As the fictitious value disappears, the giants of the financial sector are revealed as complicit in disguised Ponzi schemes. Daily reports of new Ponzi schemes - The Wall Street Journal (1-28-09) reports at least seven exposed in January – demonstrate that the difference between what the media calls a Ponzi and regular financial dealings is merely one of degree. When financial institutions commonly carry debt twenty-fives greater than their cash assets the possibility of a failure of redemption teeters on a razor’s edge. The only difference between a Madoff and an AIG rests on the government’s willingness to re-capitalize AIG for another round of financial fantasy football. With a generous injection of capital, Madoff and the other Ponzi-artists could still keep up the ruse, at least as well as Citigroup or Bank of America.


It is time to stop the bleeding. Rescuing the monopoly banks is not rescuing the economy. Nor does it move us any closer to rescuing the millions of working people facing misery and desperation. Nobel laureate Joseph Stiglitz recognizes this fact when he recently, and belatedly, advocates that “the government take… over those banks that cannot assemble enough capital through private sources to survive without government assistance” (“How to Rescue the Bank Bailout” www.cnn.com). Unfortunately, Stiglitz’s call for nationalization is far too timid – he would privatize these banks when the financial sector stabilizes. He offers no reason to privatize other than his blind faith in markets. Nor could he do so. Returning the banks to private ownership is like giving a weapon back to a murderer.


Stiglitz’s slavish dedication to private ownership also blinds him to the opportunity and necessity of preemptively nationalizing the entire monopoly financial sector, including the insurance and mortgage giants. Their nationalization would stabilize the smaller regional and local financial institutions that are constantly endangered by unfair competition and the threat of absorption by the giants. Roosevelt passed on this opportunity in the New Deal era, hastening the monopolization of the financial sector that we have inherited. The opportunity should not be lost again.

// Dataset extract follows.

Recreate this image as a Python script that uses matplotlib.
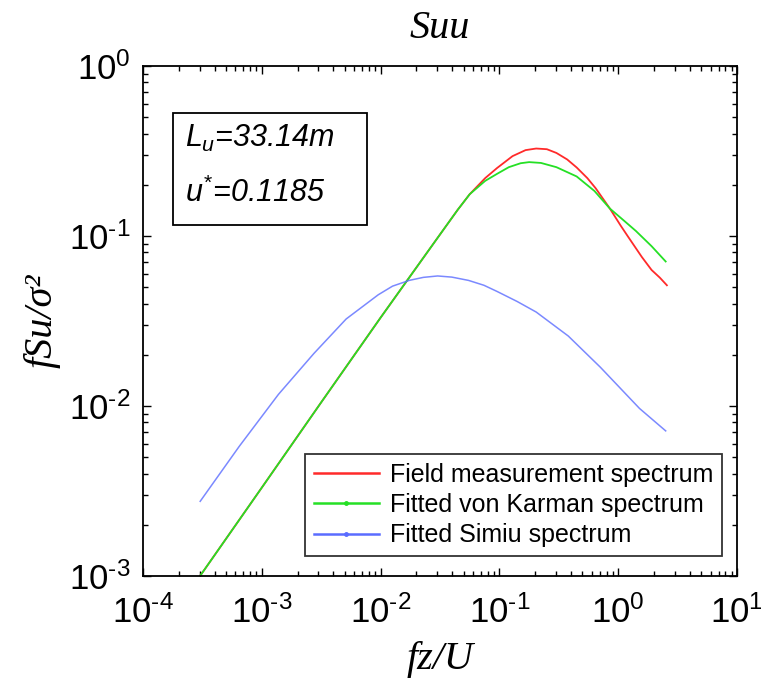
import matplotlib
matplotlib.use("Agg")
import matplotlib.pyplot as plt
from matplotlib.lines import Line2D
from matplotlib.patches import Rectangle
from matplotlib.ticker import LogLocator, NullFormatter, FuncFormatter
import numpy as np

plt.rcParams["font.family"] = "Liberation Sans"
plt.rcParams["mathtext.fontset"] = "custom"
plt.rcParams["mathtext.rm"] = "Liberation Sans"
plt.rcParams["mathtext.it"] = "Liberation Sans:italic"

# measured spectrum
f_field = [3.02e-4, 1e-3, 3.16e-3, 0.01, 0.0178, 0.0316, 0.0447, 0.0562, 0.0759, 0.0955,
           0.129, 0.166, 0.204, 0.251, 0.302, 0.372, 0.447, 0.550, 0.646, 0.851,
           1.05, 1.20, 1.58, 1.91, 2.24, 2.57]
s_field = [0.001, 0.00331, 0.0105, 0.0331, 0.0582, 0.102, 0.143, 0.176, 0.219, 0.251,
           0.295, 0.320, 0.327, 0.324, 0.308, 0.282, 0.253, 0.219, 0.191, 0.145,
           0.115, 0.100, 0.0753, 0.0631, 0.0569, 0.0513]

# von Karman fit
f_vk = [3.02e-4, 1e-3, 3.16e-3, 0.01, 0.0178, 0.0316, 0.0447, 0.0562, 0.0759, 0.0955,
        0.120, 0.151, 0.178, 0.224, 0.302, 0.447, 0.631, 0.851, 1.12, 1.41, 1.91, 2.51]
s_vk = [0.001, 0.00331, 0.0105, 0.0331, 0.0582, 0.102, 0.143, 0.176, 0.211, 0.232,
        0.254, 0.268, 0.272, 0.269, 0.254, 0.224, 0.184, 0.145, 0.123, 0.107, 0.0871, 0.0708]

# Simiu fit
f_simiu = [3.03e-4, 6.46e-4, 1.38e-3, 2.75e-3, 5.13e-3, 9.55e-3, 0.0126, 0.0174, 0.0229,
           0.0302, 0.0398, 0.0550, 0.0741, 0.0955, 0.141, 0.204, 0.380, 0.708, 1.51, 2.51]
s_simiu = [2.75e-3, 5.79e-3, 0.0117, 0.0204, 0.0325, 0.0451, 0.0507, 0.0548, 0.0571,
           0.0582, 0.0573, 0.0548, 0.0513, 0.0472, 0.0412, 0.0357, 0.0258, 0.0169,
           0.00968, 0.00714]

labels = ["Field measurement spectrum", "Fitted von Karman spectrum", "Fitted Simiu spectrum"]
colors = ["#ff2a2a", "#25e025", "#5a6cff"]
fit_text = ["$L_u$=33.14m", "$u^{*}$=0.1185"]


def pow10(v, pos):
    e = int(round(np.log10(v)))
    sup = r"\text{-}%d" % -e if e < 0 else "%d" % e
    return "10$^{%s}$" % sup


fig = plt.figure(figsize=(7.61, 6.80), dpi=100)
ax = fig.add_axes([143 / 761, 104 / 680, 594 / 761, 510 / 680])

ax.plot(f_field, s_field, color=colors[0], lw=1.3)
ax.plot(f_vk, s_vk, color=colors[1], lw=1.3)
ax.plot(f_simiu, s_simiu, color=colors[2], lw=1.1, alpha=0.8)

ax.set_xscale("log")
ax.set_yscale("log")
ax.set_xlim(1e-4, 1e1)
ax.set_ylim(1e-3, 1e0)

for axis in (ax.xaxis, ax.yaxis):
    axis.set_major_locator(LogLocator(base=10, numticks=10))
    axis.set_minor_locator(LogLocator(base=10, subs=range(2, 10), numticks=20))
    axis.set_major_formatter(FuncFormatter(pow10))
    axis.set_minor_formatter(NullFormatter())
ax.tick_params(which="both", direction="in", top=True, right=True, width=1.0)
ax.tick_params(which="major", length=6, labelsize=25)
ax.tick_params(axis="x", which="major", pad=14)
ax.tick_params(axis="y", which="major", pad=9)
ax.tick_params(which="minor", length=3.5)
for sp in ax.spines.values():
    sp.set_linewidth(1.3)

serif = {"family": "Liberation Serif", "style": "italic", "size": 29}
ax.set_title("Suu", fontdict=serif, pad=20)
ax.set_xlabel("fz/U", fontdict=serif, labelpad=8)
ax.set_ylabel("fSu/σ²", fontdict=serif, labelpad=6)

# parameter box
ax.add_patch(Rectangle((0.0505, 0.688), 0.3266, 0.2196, transform=ax.transAxes,
                       facecolor="white", edgecolor="black", lw=1.3, zorder=4))
ax.text(0.0707, 0.841, fit_text[0], transform=ax.transAxes, fontsize=22,
        style="italic", va="baseline", ha="left", zorder=5)
ax.text(0.0707, 0.733, fit_text[1], transform=ax.transAxes, fontsize=22,
        style="italic", va="baseline", ha="left", zorder=5)

handles = [Line2D([], [], color=colors[0], lw=1.8),
           Line2D([], [], color=colors[1], lw=1.8, marker=".", ms=5),
           Line2D([], [], color=colors[2], lw=1.8, marker=".", ms=5)]
leg = ax.legend(handles, labels, loc="lower right", bbox_to_anchor=(0.975, 0.039),
                fontsize=18, frameon=True, fancybox=False, borderaxespad=0,
                handlelength=2.6, handletextpad=0.45, labelspacing=0.25, borderpad=0.35)
leg.get_frame().set_edgecolor("black")
leg.get_frame().set_linewidth(1.3)

fig.savefig("out.png", dpi=100)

Very soon we will face the mortal decline of the auto industry, an industry experiencing dramatic drops in sales and exploding unsold inventories. As with the financial sector, we will be asked to mount a further rescue, engaging billions more of public funds on top of the billions already granted. Hopefully, Stiglitz and other influential thinkers will urge the nationalization option over further bail-outs for monopoly capital. Until we popularize the idea of public ownership, we are engaged in a class war with only one side fighting.


The Obama victory has brought a break with the relentlessly reactionary policies of the Bush administration. But on the economic front, his advisors show little stomach for policies that will directly benefit those victimized by capitalist folly. Instead, they continue to foster the discredited view that the people’s fate is inseparably linked with the survival of the “masters of the universe”.